Esses não são os valores que serão pagos na operacionalização da liminar, que só tem efeitos futuros, mas foram usados como referência pela Aneel para mensurar à Justiça o impacto da decisão. “O fato é que os consumidores de energia elétrica começarão a pagar, já em janeiro de 2025, uma despesa adicional no ESS, absolutamente indevida. Uma despesa que, como visto, pode superar a casa de R$ 1 bilhão em curto espaço de tempo”, diz o documento.

Implementação da decisão

Se a liminar não fosse revertida até o início de fevereiro, a CCEE operacionalizaria a cobrança do ESS na próxima liquidação financeira do mercado de curto prazo de energia.

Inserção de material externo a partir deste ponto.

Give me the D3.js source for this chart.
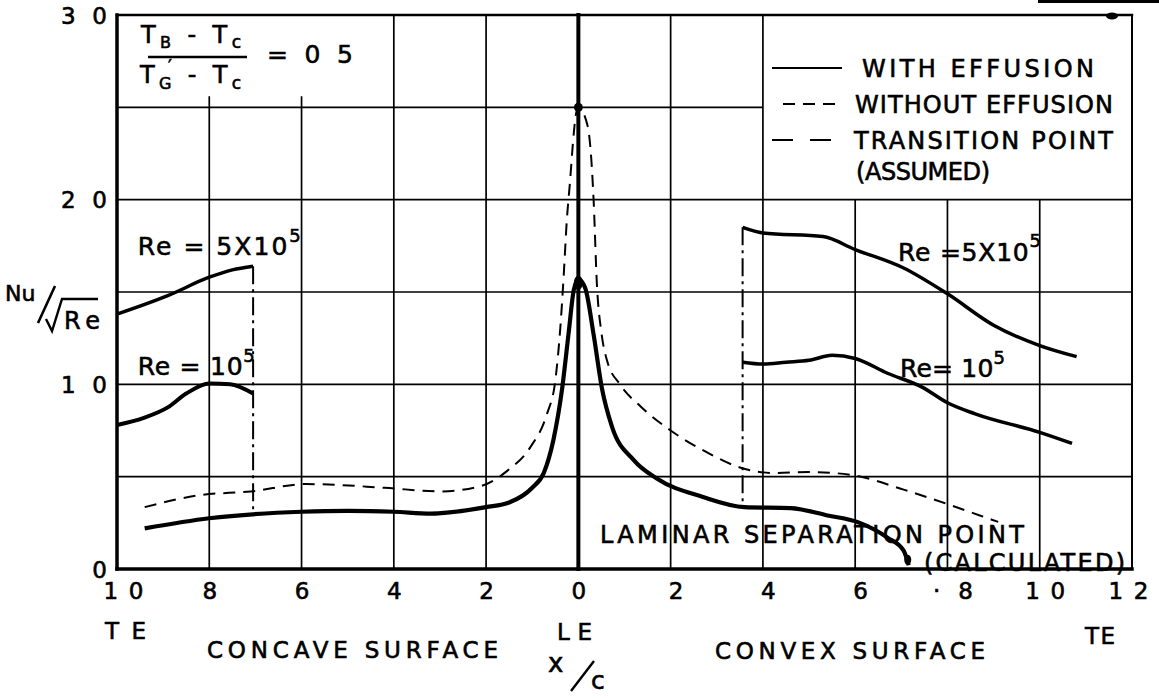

A liquidação das operações de dezembro do ano passado acontece no dia 7 de fevereiro.

Considerando os dados do ONS, o Itaú BBA calculou que os cortes representaram 9,5% da geração eólica em dezembro, quando chegaram a 17,8% da geração solar fotovoltaica.

Essa não foi a primeira decisão judicial favorável aos geradores. Em dezembro de 2023, um juiz convocado pelo Tribunal Regional Federal da 1ª Região (TRF1) aceitou o argumento das associações e determinou que a Câmara de Comercialização de Energia Elétrica (CCEE) fizesse os pagamentos das compensações aos geradores na liquidação do mercado livre seguinte.

A decisão liminar não chegou a ser cumprida. Inicialmente, a CCEE alegou que a Aneel precisava definir as regras do pagamento para que fosse aplicado. Em julho, antes disso acontecer, a Aneel conseguiu derrubar a decisão, ao alegar que não havia urgência para justificar uma liminar.